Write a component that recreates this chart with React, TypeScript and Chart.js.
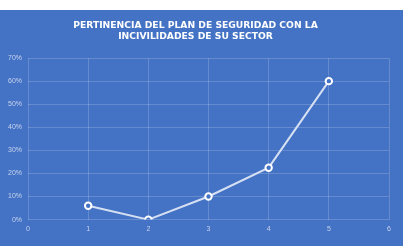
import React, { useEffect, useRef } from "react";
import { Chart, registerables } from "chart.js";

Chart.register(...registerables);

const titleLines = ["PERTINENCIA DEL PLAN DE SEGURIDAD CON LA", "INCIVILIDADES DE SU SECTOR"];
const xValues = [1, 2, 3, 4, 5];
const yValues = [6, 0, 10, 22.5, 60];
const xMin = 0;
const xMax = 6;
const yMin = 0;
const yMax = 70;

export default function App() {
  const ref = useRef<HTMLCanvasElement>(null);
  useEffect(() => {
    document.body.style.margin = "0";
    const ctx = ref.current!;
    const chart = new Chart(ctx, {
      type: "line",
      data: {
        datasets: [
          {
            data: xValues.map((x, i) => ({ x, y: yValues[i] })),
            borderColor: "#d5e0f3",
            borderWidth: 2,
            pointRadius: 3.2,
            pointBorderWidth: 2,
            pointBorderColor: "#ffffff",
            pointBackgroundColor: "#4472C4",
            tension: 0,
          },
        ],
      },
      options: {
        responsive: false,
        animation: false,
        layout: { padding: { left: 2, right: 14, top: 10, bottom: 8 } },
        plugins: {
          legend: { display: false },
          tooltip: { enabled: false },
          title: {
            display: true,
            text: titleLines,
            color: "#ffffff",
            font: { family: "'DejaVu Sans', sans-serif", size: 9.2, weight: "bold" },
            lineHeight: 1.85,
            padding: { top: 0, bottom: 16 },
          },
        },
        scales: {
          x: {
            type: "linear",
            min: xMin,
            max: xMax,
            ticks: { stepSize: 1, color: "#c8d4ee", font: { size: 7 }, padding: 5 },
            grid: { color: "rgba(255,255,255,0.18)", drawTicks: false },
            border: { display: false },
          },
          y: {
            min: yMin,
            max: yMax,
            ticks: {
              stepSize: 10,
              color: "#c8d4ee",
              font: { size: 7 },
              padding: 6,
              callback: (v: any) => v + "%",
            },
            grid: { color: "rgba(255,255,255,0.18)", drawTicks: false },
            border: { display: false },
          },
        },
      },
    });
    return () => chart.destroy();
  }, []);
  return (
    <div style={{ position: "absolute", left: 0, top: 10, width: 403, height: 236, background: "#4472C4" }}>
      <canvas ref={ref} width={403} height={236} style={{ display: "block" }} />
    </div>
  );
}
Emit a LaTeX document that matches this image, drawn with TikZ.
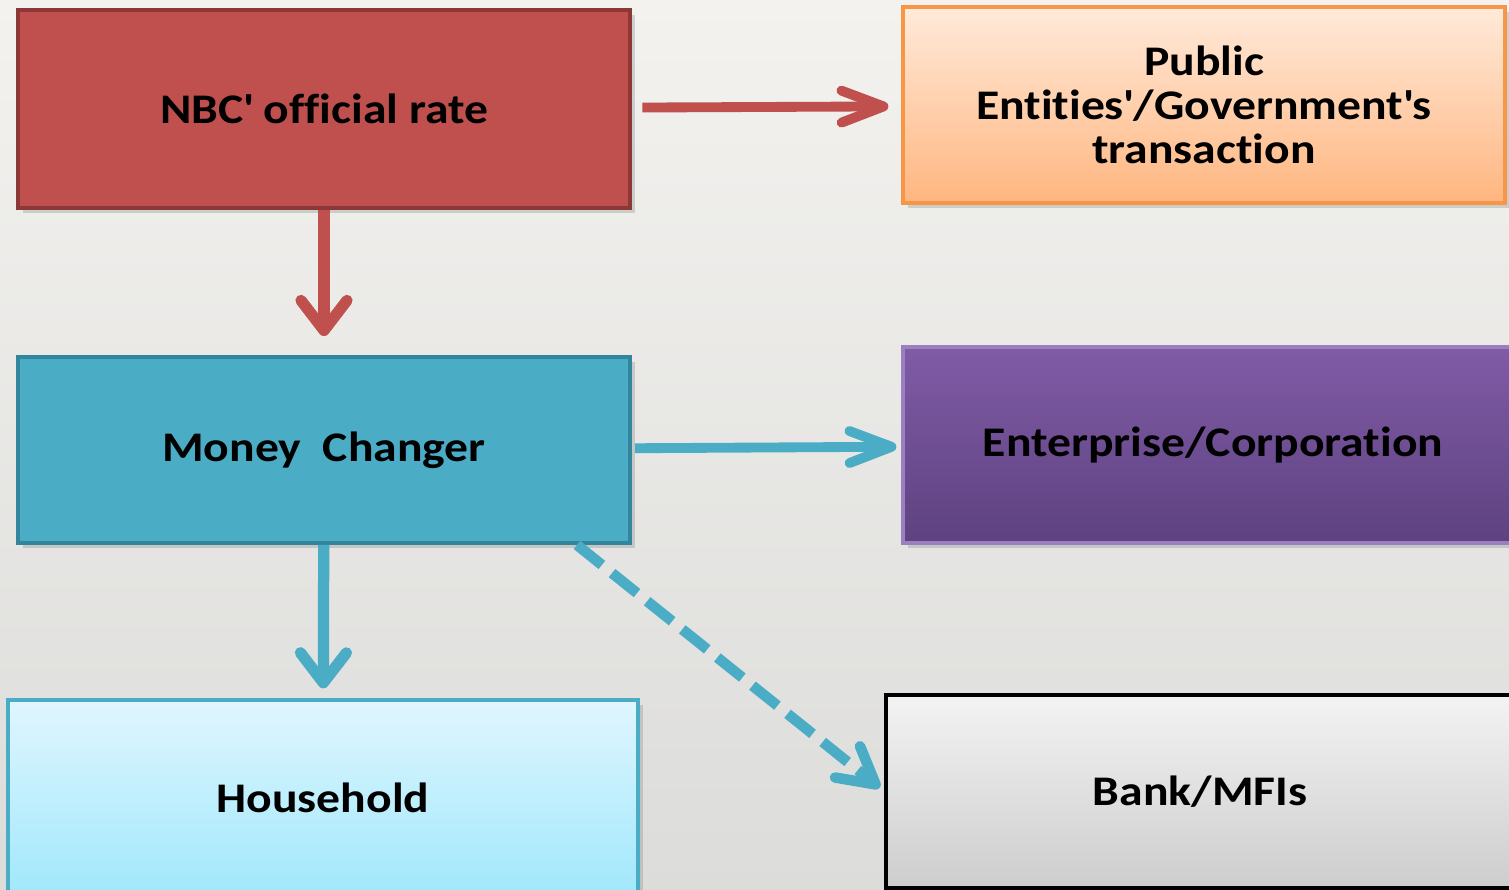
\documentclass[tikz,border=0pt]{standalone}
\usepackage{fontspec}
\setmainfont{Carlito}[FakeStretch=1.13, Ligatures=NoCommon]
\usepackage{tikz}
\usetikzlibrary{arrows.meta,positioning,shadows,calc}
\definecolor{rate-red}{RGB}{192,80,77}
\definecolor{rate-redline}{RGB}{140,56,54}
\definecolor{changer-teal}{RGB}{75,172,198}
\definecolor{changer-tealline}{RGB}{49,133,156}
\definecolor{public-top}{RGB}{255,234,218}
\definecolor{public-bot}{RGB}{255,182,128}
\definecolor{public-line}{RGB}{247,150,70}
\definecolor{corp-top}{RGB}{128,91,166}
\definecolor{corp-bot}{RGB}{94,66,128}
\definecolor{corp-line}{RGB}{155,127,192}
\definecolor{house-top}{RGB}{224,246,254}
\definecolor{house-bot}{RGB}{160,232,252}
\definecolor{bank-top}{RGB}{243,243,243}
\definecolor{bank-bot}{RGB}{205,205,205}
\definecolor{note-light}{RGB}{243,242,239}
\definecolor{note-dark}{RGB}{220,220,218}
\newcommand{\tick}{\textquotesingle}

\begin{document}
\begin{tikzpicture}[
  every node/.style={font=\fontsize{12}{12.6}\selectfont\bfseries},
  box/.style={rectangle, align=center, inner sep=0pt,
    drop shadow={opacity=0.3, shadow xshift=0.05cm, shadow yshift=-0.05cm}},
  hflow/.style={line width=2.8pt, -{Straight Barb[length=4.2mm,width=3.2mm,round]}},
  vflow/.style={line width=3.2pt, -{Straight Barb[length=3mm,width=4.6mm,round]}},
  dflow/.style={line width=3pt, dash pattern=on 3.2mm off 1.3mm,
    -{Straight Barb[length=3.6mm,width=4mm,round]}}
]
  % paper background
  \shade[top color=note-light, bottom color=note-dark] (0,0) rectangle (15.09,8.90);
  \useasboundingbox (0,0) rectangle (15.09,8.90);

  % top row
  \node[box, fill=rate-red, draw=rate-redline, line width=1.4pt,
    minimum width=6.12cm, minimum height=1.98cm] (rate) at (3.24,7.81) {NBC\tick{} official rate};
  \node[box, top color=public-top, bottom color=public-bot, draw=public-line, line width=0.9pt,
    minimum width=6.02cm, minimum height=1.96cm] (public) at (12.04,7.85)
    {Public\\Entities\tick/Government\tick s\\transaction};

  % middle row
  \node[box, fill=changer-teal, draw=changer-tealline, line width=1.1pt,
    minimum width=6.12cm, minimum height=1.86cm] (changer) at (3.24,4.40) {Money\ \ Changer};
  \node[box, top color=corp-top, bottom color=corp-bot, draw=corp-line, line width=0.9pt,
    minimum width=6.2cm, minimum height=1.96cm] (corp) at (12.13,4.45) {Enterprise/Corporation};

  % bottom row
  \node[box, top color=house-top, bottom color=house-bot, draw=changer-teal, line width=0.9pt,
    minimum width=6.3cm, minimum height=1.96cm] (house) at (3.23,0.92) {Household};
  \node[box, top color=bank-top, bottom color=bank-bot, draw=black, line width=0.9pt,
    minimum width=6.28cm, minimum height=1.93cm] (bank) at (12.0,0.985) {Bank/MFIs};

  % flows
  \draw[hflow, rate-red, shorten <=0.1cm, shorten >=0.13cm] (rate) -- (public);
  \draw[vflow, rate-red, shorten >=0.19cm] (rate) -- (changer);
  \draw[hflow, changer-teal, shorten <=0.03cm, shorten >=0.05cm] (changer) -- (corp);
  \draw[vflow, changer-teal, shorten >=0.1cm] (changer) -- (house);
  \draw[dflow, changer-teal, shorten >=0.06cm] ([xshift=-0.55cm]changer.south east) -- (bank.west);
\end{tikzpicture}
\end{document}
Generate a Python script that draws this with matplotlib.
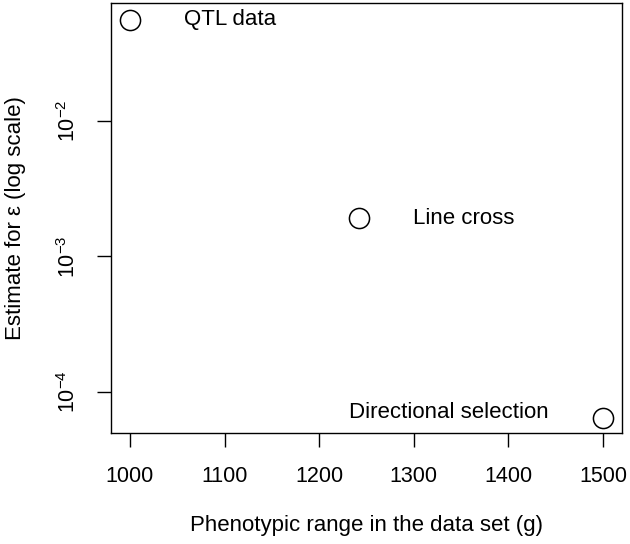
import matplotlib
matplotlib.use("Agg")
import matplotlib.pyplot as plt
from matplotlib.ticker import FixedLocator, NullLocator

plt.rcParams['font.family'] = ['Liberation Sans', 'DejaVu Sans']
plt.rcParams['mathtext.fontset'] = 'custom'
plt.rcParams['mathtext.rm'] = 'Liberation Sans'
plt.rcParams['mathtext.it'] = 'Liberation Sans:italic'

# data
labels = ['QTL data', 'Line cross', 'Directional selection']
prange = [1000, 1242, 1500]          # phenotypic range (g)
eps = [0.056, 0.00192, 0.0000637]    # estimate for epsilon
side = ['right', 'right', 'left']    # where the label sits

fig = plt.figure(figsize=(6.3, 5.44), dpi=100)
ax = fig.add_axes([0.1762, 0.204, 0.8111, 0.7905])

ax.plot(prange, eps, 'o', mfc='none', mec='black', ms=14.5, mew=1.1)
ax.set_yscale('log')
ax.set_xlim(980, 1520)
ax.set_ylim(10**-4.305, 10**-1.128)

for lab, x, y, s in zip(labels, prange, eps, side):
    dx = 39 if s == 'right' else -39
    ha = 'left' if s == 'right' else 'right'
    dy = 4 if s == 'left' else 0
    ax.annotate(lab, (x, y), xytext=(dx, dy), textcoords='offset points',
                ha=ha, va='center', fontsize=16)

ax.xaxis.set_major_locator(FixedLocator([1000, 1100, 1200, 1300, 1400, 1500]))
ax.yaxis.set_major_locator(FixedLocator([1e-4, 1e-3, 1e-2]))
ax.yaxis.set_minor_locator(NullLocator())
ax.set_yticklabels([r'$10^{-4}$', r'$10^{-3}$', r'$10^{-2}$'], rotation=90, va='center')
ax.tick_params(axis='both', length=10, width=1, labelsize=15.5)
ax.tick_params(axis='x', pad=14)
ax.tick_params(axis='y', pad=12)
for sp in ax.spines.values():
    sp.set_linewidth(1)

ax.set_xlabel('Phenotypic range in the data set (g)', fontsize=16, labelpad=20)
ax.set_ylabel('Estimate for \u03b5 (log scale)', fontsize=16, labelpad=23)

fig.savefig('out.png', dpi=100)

# # # # # # #

Brief: Take the records from their first line through the line containing "Chart.register(...registerables);" and please return exactly those lines, both ends included, minus the pictures.

Solution below:
Write a component that recreates this chart with React, TypeScript and Chart.js.
import React, { useEffect, useRef } from "react";
import { Chart, registerables } from "chart.js";

Chart.register(...registerables);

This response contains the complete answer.